Swedish prosecutors have dropped their investigation into two of the four allegations against WikiLeaks founder Julian Assange, including one of sexual assault, according to media reports Wednesday. The accusations against Assange are reaching their statutes of limitation of five years Thursday.

In 2010, the 44-year-old Assange, who has been ensconced in Ecuador's embassy in London since 2012, was accused of sexual molestation and rape by two Swedish women. Assange, however, has consistently denied the allegations, claiming the sexual encounters were consensual.

And, despite repeated attempts, Swedish authorities have failed to gain access to Ecuador's embassy in London and question Assange.

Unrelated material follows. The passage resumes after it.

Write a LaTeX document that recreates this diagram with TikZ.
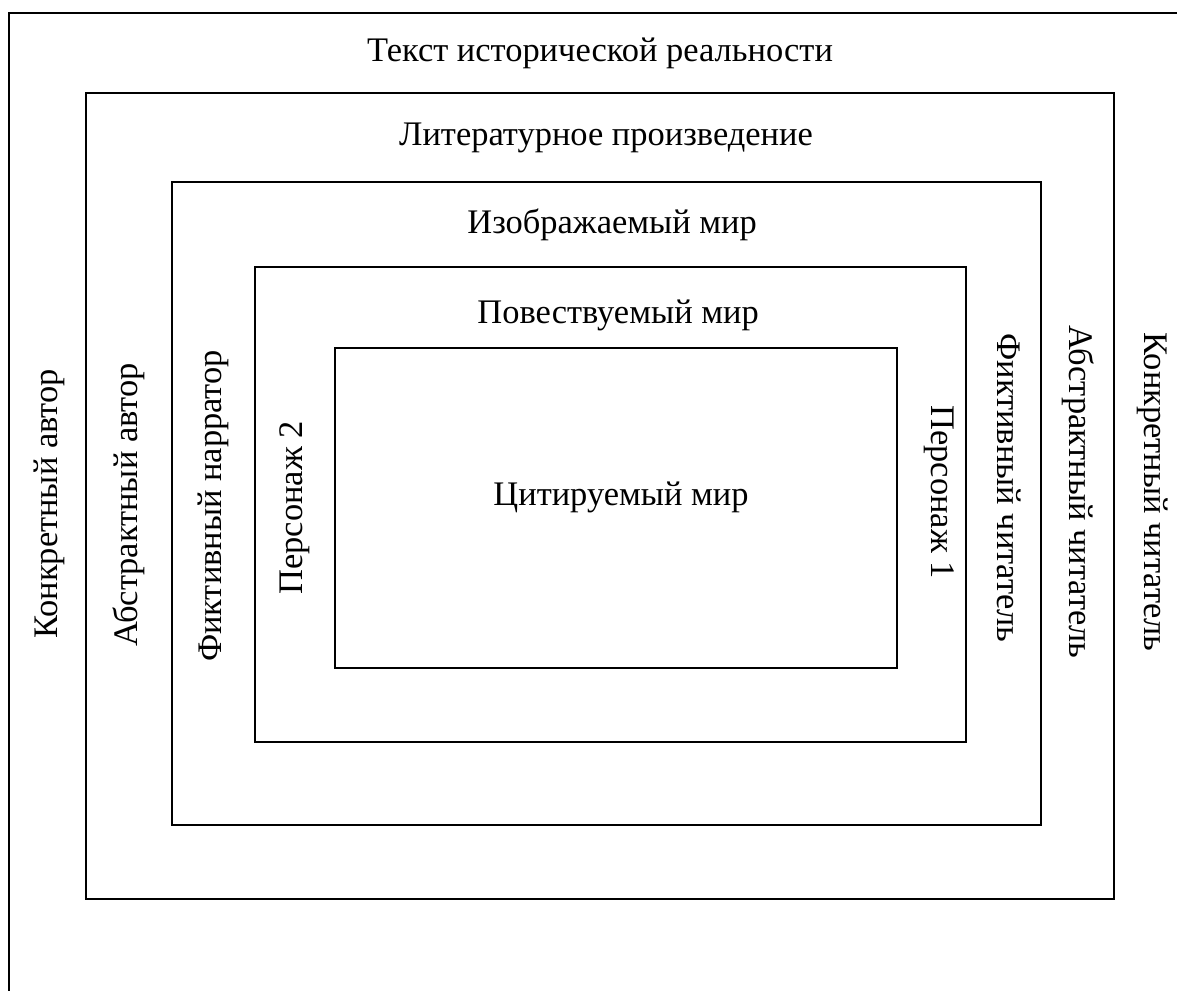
\documentclass[tikz,border=0pt]{standalone}
\usepackage{fontspec}
\setmainfont{Liberation Serif}
\usetikzlibrary{positioning}

\begin{document}
\begin{tikzpicture}[
    x=0.025cm, y=-0.025cm,
    box/.style={
        rectangle,
        draw=black,
        line width=1.8pt,
        inner sep=0pt
    },
    caption/.style={
        font=\fontsize{24.5}{29}\selectfont,
        inner sep=0pt,
        anchor=base
    },
    sidelabel/.style={
        font=\fontsize{24.5}{29}\selectfont,
        inner sep=0pt,
        text height=0.66em,
        text depth=0pt,
        rotate=#1
    }
]
\useasboundingbox (0,0) rectangle (1177,991);

% Outer frame, cut off at the right and the bottom
\coordinate (frame sw) at (9,991);
\coordinate (frame nw) at (9,13);
\coordinate (frame ne) at (1177,13);
\draw[line width=1.8pt] (frame sw) -- (frame nw) -- (frame ne);

% Nested boxes
\node[box, minimum width=25.7cm, minimum height=20.15cm] (work) at (600,496) {};
\node[box, minimum width=21.725cm, minimum height=16.075cm] (depicted) at (606.5,503.5) {};
\node[box, minimum width=17.775cm, minimum height=11.875cm] (narrated) at (610.5,504.5) {};
\node[box, minimum width=14.05cm, minimum height=8cm] (quoted) at (616,508) {};

% Box titles
\node[caption] (history label) at (600,62) {Текст исторической реальности};
\node[caption, below=1.35cm of work.north, anchor=base, xshift=0.15cm] (work label) {Литературное произведение};
\node[caption, below=1.325cm of depicted.north, anchor=base, xshift=0.14cm] (depicted label) {Изображаемый мир};
\node[caption, below=1.45cm of narrated.north, anchor=base, xshift=0.19cm] (narrated label) {Повествуемый мир};
\node[caption, below=3.975cm of quoted.north, anchor=base, xshift=0.125cm] (quoted label) {Цитируемый мир};

% Senders (left)
\node[sidelabel=90] (real author) at (52.5,504) {Конкретный автор};
\node[sidelabel=90] (abstract author) at (132.5,505) {Абстрактный автор};
\node[sidelabel=90] (narrator) at (217,506) {Фиктивный нарратор};
\node[sidelabel=90] (character two) at (297.5,508) {Персонаж 2};

% Receivers (right)
\node[sidelabel=-90] (character one) at (936,492) {Персонаж 1};
\node[sidelabel=-90] (fictive reader) at (1002,488) {Фиктивный читатель};
\node[sidelabel=-90] (abstract reader) at (1074,492) {Абстрактный читатель};
\node[sidelabel=-90] (real reader) at (1149,492) {Конкретный читатель};

\end{tikzpicture}
\end{document}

Under Swedish law, if suspects are not questioned before the expiration of the deadline, they can no longer be tried for the alleged crimes. While the statute of limitation for the investigation of the sexual assault and coercion allegations expires Thursday, and the time limit on a further allegation of sexual molestation runs out Tuesday, Assange can still be prosecuted for the more serious allegation of rape, the deadline for which does not expire until 2020.

It is not yet clear whether Sweden would be able to question Assange before that time as Ecuador has so far refused to approve prosecutors’ requests, reportedly citing procedural issues.

“Our position is that the investigation should have been shut down earlier because there wasn't enough evidence to keep it going,” Thomas Olsson, one of Assange’s lawyers, told BBC. “It's regrettable that it's gone on for this long.”

Swedish authorities had initially insisted Assange return to Sweden for interrogation. However, he rejected the condition over fears that Stockholm might hand him over to the U.S., where he could be tried for leaking classified military and diplomatic documents.

British police, meanwhile, are maintaining a 24-hour watch outside Ecuador's embassy in London, and have vowed to arrest Assange if he sets foot outside the building. The surveillance has so far cost British taxpayers nearly $19 million, BBC reported.